Go through the records underneath and count the lines that include the string "this". Give nothing but the number.

Start RECORDS FOR THE EXERCISE

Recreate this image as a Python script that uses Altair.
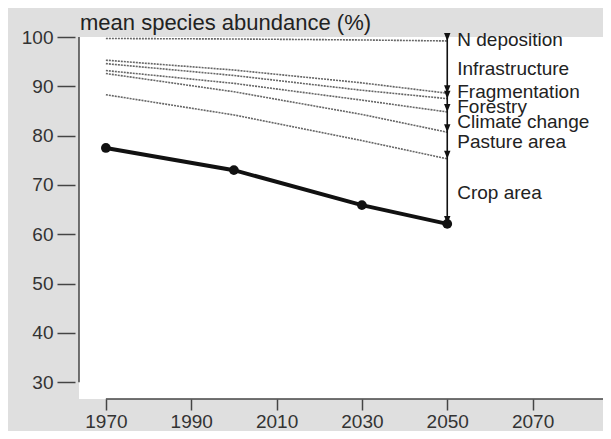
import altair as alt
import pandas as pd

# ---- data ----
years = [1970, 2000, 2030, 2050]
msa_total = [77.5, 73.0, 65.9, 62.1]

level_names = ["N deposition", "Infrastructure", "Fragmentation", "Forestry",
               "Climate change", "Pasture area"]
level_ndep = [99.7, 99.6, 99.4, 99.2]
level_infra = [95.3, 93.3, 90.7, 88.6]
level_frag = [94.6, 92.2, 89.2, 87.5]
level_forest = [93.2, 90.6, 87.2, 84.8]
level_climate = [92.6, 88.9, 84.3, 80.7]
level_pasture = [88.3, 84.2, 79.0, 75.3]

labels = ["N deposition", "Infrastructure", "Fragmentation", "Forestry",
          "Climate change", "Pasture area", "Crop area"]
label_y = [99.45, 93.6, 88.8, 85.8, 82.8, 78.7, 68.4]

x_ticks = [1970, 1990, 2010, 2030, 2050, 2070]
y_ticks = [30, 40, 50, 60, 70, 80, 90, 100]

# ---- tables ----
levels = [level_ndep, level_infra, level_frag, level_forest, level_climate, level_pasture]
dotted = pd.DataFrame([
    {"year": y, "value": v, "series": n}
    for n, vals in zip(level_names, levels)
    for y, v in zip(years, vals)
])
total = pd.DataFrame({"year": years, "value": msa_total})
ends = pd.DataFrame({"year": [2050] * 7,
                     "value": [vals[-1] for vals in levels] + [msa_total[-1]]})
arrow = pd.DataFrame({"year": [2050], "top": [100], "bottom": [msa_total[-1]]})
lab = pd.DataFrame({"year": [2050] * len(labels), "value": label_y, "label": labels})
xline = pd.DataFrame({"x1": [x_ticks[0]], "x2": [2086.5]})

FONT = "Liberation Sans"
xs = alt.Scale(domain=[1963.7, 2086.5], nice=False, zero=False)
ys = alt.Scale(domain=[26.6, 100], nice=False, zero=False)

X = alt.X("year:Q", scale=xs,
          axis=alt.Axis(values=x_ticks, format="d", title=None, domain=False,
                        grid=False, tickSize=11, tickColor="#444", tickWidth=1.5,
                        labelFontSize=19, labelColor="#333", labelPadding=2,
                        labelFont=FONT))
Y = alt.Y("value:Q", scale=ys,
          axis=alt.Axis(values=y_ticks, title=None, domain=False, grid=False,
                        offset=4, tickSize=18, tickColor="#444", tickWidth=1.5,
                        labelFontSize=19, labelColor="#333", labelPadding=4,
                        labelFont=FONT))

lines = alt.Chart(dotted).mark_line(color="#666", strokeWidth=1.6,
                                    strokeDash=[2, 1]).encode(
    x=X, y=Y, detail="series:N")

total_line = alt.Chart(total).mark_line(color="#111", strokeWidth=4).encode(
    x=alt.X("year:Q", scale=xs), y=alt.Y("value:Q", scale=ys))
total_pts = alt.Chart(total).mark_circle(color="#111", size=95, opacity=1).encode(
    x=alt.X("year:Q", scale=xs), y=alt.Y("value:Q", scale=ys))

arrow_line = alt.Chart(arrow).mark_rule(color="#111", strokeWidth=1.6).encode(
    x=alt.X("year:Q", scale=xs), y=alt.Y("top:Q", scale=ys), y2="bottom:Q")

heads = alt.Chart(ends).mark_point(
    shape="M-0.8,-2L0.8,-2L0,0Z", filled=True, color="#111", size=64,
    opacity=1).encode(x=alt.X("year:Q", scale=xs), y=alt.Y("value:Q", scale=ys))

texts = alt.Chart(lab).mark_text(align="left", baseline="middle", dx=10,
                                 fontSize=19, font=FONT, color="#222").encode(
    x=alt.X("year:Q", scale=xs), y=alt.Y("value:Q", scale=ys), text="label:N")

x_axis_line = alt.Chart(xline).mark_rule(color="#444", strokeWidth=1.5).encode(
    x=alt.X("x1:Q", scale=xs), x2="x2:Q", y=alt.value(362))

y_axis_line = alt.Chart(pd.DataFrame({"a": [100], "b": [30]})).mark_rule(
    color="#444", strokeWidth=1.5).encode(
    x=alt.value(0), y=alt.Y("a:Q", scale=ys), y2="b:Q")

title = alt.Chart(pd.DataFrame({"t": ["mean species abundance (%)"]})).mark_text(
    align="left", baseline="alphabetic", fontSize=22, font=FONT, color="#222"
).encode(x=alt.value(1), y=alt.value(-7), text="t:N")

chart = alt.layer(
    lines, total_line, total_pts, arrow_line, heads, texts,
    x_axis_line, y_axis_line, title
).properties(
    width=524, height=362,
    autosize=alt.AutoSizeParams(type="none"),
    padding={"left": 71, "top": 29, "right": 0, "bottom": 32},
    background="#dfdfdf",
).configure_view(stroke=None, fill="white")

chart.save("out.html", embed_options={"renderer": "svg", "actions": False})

End RECORDS FOR THE EXERCISE
Start RECORDS FOR THE EXERCISE

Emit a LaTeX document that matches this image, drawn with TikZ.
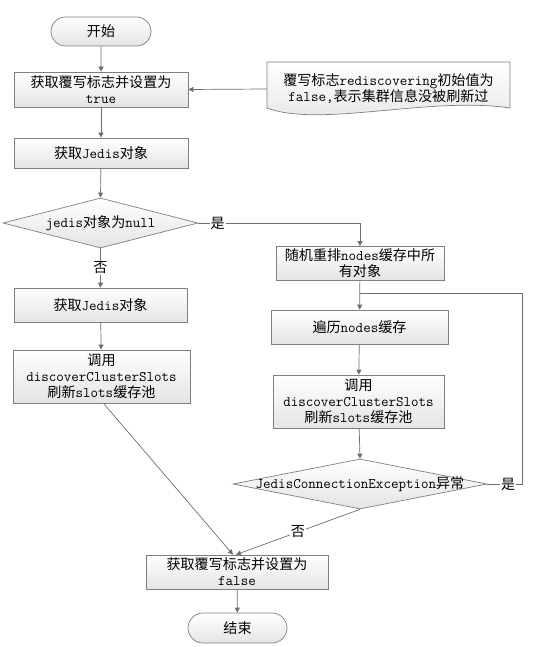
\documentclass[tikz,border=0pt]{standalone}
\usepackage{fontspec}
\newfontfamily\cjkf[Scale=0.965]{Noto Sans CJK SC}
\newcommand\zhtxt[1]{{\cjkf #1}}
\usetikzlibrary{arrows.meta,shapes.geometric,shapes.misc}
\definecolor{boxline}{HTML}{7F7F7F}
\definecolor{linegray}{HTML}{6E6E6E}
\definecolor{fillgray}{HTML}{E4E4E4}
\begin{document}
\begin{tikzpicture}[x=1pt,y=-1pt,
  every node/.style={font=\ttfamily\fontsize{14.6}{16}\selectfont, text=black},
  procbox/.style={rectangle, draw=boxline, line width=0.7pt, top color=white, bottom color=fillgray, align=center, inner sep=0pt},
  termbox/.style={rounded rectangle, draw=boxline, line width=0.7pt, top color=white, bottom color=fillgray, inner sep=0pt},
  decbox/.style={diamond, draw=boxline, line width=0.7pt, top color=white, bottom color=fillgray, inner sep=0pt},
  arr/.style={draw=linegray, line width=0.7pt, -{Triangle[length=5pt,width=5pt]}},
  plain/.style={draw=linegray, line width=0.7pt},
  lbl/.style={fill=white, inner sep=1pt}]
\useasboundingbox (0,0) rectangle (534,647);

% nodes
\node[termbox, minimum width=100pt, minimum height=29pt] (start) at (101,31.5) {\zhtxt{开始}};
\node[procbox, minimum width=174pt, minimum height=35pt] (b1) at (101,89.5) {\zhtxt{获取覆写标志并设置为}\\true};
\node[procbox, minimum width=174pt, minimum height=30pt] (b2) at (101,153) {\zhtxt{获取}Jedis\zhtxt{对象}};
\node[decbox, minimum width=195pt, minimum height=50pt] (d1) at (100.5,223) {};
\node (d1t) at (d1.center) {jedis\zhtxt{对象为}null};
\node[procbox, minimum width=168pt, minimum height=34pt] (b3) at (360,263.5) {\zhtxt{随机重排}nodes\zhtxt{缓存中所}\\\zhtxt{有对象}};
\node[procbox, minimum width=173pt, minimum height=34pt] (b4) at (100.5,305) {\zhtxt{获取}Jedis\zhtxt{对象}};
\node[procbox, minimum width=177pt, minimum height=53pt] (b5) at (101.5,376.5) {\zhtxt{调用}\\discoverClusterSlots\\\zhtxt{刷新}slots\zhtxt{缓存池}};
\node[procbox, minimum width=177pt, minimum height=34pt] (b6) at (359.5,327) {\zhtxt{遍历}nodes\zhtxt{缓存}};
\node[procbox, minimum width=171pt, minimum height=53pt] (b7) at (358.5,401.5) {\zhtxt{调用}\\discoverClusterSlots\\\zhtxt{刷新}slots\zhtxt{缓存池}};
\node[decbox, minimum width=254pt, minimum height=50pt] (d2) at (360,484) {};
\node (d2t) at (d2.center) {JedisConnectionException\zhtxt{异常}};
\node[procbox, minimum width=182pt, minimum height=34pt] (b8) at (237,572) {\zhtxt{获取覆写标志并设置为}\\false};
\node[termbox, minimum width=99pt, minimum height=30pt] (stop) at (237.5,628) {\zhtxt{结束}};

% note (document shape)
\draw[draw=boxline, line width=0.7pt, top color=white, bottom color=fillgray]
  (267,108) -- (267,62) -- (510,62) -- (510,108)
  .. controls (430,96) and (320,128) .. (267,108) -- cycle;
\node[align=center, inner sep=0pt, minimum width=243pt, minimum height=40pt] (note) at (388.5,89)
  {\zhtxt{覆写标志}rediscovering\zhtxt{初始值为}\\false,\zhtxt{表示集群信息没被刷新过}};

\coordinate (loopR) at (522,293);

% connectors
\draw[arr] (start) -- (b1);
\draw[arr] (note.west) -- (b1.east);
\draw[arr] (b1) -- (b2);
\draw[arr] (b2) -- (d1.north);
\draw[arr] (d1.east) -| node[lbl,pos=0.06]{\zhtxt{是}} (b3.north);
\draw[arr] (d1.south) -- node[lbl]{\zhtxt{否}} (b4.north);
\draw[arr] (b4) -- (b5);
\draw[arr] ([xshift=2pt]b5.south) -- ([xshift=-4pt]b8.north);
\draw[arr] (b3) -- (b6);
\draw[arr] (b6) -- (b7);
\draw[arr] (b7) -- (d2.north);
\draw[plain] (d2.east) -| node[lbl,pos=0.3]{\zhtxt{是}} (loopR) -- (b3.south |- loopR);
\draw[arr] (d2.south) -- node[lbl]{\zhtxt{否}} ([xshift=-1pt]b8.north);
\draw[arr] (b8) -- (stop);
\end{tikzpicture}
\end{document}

End RECORDS FOR THE EXERCISE

FINAL RESULT >>
2